The project is also a key building block of the “Germany Stack,” a shared digital infrastructure strategy for public authorities. The goal is to move federal, state, and municipal administrations toward common technical standards and platforms rather than separate standalone systems.

Karsten Wildberger, Germany’s Federal Minister for Digitalization and State Modernization, framed the platform as the “backbone of a sovereign, digital, and AI-enabled public administration in Germany.” He said high-performance digitalization for the federal government, states, and municipalities will run on infrastructure Germany controls itself, with security, scalability, and interoperability within Europe as core requirements.

For Deutsche Telekom, the award strengthens its sovereign cloud position in a market increasingly shaped by national digital policy. Tim Höttges, CEO of Deutsche Telekom AG, said Europe must lead in digital sovereignty to remain relevant and argued that Telekom and SAP are helping Germany and Europe “take their digital future into their own hands.”

Analysis

What this means: Sovereign AI is an infrastructure decision for public-sector ERP. Germany’s platform shows how AI requirements are moving beyond data residency into shared services, development environments, system interfaces, and controlled execution models. For public-sector CIOs, ERP architects, and regulated-industry leaders, sovereignty now needs to be designed into how AI connects with operational systems, not reviewed after deployment.

SAP Brings Business AI into Public-Sector Operations

SAP’s role is to bring business process, data, and AI capabilities into the platform through SAP Business AI Platform. SAP CEO Christian Klein said digital sovereignty and AI “go hand in hand,” adding that SAP will contribute “business processes, data, and trustworthy AI” to accelerate innovation in the public sector with Telekom.

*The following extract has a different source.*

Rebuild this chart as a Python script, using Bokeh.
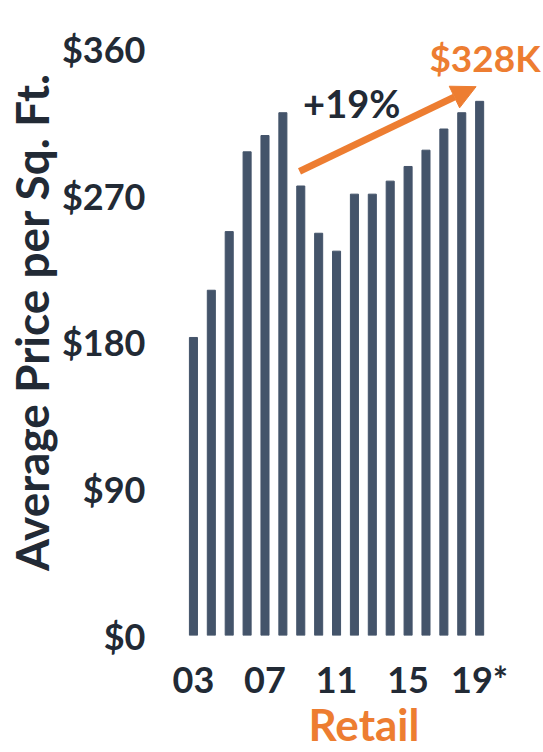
from bokeh.plotting import figure
from bokeh.models import Arrow, NormalHead, Label, FixedTicker, Range1d
from bokeh.embed import file_html
from bokeh.resources import INLINE

years = list(range(2003, 2020))
prices = [183, 212, 248, 297, 307, 321, 276, 247, 236, 271, 271, 279, 288, 298, 311, 321, 328]
y_ticks = [0, 90, 180, 270, 360]
y_tick_labels = ["$0", "$90", "$180", "$270", "$360"]
x_ticks = [2003, 2007, 2011, 2015, 2019]
x_tick_labels = ["03", "07", "11", "15", "19*"]
growth_label = "+19%"
y_title = "Average Price per Sq. Ft."
x_title = "Retail"

BAR = "#44546A"
ORANGE = "#ED7D31"
DARK = "#222A35"
FONT = "Lato"

p = figure(width=543, height=752, x_range=Range1d(2002.5, 2022.57), y_range=Range1d(0, 385),
           output_backend="svg", toolbar_location=None,
           min_border_left=183, min_border_right=0, min_border_top=8, min_border_bottom=116)
p.outline_line_color = None
p.grid.visible = False

p.vbar(x=years, top=prices, width=0.45, color=BAR)

for ax in (p.xaxis[0], p.yaxis[0]):
    ax.axis_line_color = None
    ax.major_tick_line_color = None
    ax.minor_tick_line_color = None
    ax.major_label_text_font = FONT
    ax.major_label_text_font_style = "bold"
    ax.major_label_text_font_size = "36px"
    ax.major_label_text_color = DARK
    ax.axis_label_text_font = FONT
    ax.axis_label_text_font_style = "bold"

p.yaxis.ticker = FixedTicker(ticks=y_ticks)
p.yaxis.major_label_overrides = dict(zip(y_ticks, y_tick_labels))
p.yaxis.major_label_standoff = 33
p.yaxis.axis_label = y_title
p.yaxis.axis_label_text_color = DARK
p.yaxis.axis_label_text_font_size = "46px"
p.yaxis.axis_label_standoff = 0

p.xaxis.ticker = FixedTicker(ticks=x_ticks)
p.xaxis.major_label_overrides = dict(zip(x_ticks, x_tick_labels))
p.xaxis.major_label_standoff = 15
p.xaxis.axis_label = x_title
p.xaxis.axis_label_text_color = ORANGE
p.xaxis.axis_label_text_font_size = "44px"
p.xaxis.axis_label_standoff = -6

i0 = years.index(2009)
p.add_layout(Arrow(end=NormalHead(size=24, fill_color=ORANGE, line_color=ORANGE),
                   x_start=years[i0] - 0.07, y_start=prices[i0] + 9,
                   x_end=years[-1] - 0.2, y_end=prices[-1] + 9,
                   line_color=ORANGE, line_width=7))

p.add_layout(Label(x=2011.85, y=327, text=growth_label, text_align="center", text_baseline="middle",
                   text_font=FONT, text_font_style="bold", text_font_size="38px", text_color=DARK))
p.add_layout(Label(x=years[-1] + 0.3, y=355, text=f"${prices[-1]}K", text_align="center",
                   text_baseline="middle", text_font=FONT, text_font_style="bold",
                   text_font_size="37px", text_color=ORANGE))

open("out.html", "w").write(file_html(p, INLINE))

The deal also fits a broader SAP and Deutsche Telekom sovereign AI narrative. A recent SAPinsider analysis of Deutsche Telekom’s SOOFI initiative argues that sovereign AI is no longer only about controlling infrastructure or data residency, but also about controlling capability: where models are trained, operated, governed, and integrated into business processes.

That distinction is key for the Germany Stack. Deutsche Telekom’s SOOFI work focuses on sovereign model development for European languages and industrial use cases, while SAP’s role in the Deutschland Stack centers on SAP BTP, AI Foundation, and business applications that anchor AI inside governed workflows. The new public-sector platform extends that logic into administration. AI services must be interoperable with existing systems, but also bound to authorizations, approvals, audit trails, and accountable outcomes.

For SAP customers in regulated sectors, the lesson is broader than public-sector modernization. Sovereign AI procurement will increasingly test the full AI lifecycle, including infrastructure, model residency, data context, operational controls, and how AI-generated outputs flow back into controlled SAP processes. Hosting is only the starting point.

Analysis

What this means: Public-sector AI value will depend on process integration. Use cases such as KIPITZ, document processing, translation, summarization, and planning approvals will only create durable value if they connect to existing administrative workflows and accountable decision structures. For ERP vendors, system integrators, and government transformation teams, the opportunity is not standalone AI assistance, but governed automation that works across approvals, records, authorizations, and service delivery.